Pakistan's glorification of Taliban triumph in Afghanistan is recipe for disaster, says expert
Aug 27, 2021
Islamabad [Pakistan], August 27 : The glorification of Taliban triumph in Afghanistan by Pakistani leaders' is a savoury recipe for further disaster.
Marvi Sirmed, writing in Friday Times of Naya Daur said, "You cannot amass filth in your neighbourhood and expect it would not stink in your own backyard. This is hardly a victory Pakistan should rejoice. This is a savoury recipe for further disaster that we have so enthusiastically brought to our country."
A general wave of rejoice swayed Pakistan left, right and centre. Former military officials were the first ones to tweet in sheer rapture about the 'victory of faith' over the 'imperialist west'.
They were shortly joined by the sitting ministers and religious parties' leaders who expressed their delight over the defeat of imperialist America and the decimation of Indian ambition in Afghanistan.
Even Prime Minister Imran Khan could not stay silent for long and finally exulted the Taliban for 'breaking the shackles of slavery', reported Friday Times.
Describing his interactions with three major political parties of Pakistan, namely, Pakistan Tehreek-e-Insaf (PTI), Pakistan Peoples Party's (PPP) and Pakistan Muslim League-Nawaz (PML-N) during an evening get-together in Lahore, Sirmed said that none of them denied the Pakistan state's support for the Taliban.
"One of them was a sitting member of the federal cabinet, while another one now holds an important ministry under the PTI government. I raised the issue of Pakistan's well-documented, long-time support for the Taliban. The PTI leader was adamant that our part in the 1980s' jihad was absolutely necessary because otherwise, the Soviet Union would have occupied Pakistan," said Sirmed.

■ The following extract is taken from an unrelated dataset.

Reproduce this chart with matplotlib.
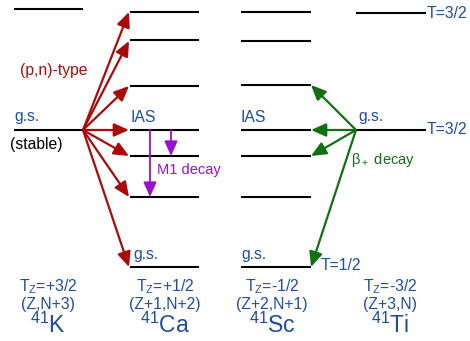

When asked why they did not voice these concerns in the parliament or among the government (which was led by PML-N at that time), the answer was an emphatic "no party can afford to do it".
Ever since the Taliban takeover of Kabul, scores of Pakistani journalists are now reporting that there is peace and calm on the streets of Kabul, reported Friday Times.
When reminded of thousands of Afghans lining up at the airport to escape the country, or the revenge executions perpetrated by the Taliban despite issuing general amnesty for the consumption of international media, some Pakistani journalists would tell you how the Afghans had been leaving their country in thousands even before the Taliban surge. So, it is all hale and hearty. No big deal at all, they tell us, said Sirmed.
This is a natural consequence of decades of propaganda led on by Pakistani state machinery and a major section of media obediently follows it.
WikiLeaks made an important cable public in 2011 wherein a dispatch by the US embassy in Islamabad detailed how a Pakistani media group was engaged in propaganda that ideologically supported Taliban and was fomenting anti-US sentiments using distorted, sometimes concocted reports, reported Friday Times.
The Taliban did not fight Americans when they were deposed in 2001. There was rather a period of relative peace till 2004 when the Taliban started attacking Afghan civilians and a few of the military targets. It only happened after they were provided the support to re-group and train, said Sirmed.
Ever since then and even way before the American invasion in the wake of 9/11, the Taliban had been at war with Afghans. Their fight has been consistently against the republic of Afghanistan and every slightest symbol of modern statehood there.
Prime Minister Khan has overlooked these hard facts while cheering them for breaking the 'shackles of slavery', something they never even tried. In the name of his 'anti-war' politics, he and his supporters alongside the political and media proxies of the powerful security establishment have created an environment where criticism of state policies, prevalent social injustice, and inequalities is rubbished as 'treason'. Political dissent is labelled as 'playing in the enemy's hands', says Sirmed.
The resultant conservatism, extremist ideological leaning, and overt religiosity that has put Pakistan's religious, ethnic, and ideological minorities under perpetual threat, reported Friday Times.
It has not only transformed Pakistani society into a barren wasteland of ideas where no creativity, no freethinking, but no unorthodox discourse is also possible anymore.
Professedly an Islamic society, the milieu thus created treats women and other gender minorities as less than dirt, where they are assaulted, lynched, and humiliated as every day's mundane routine, said Sirmed.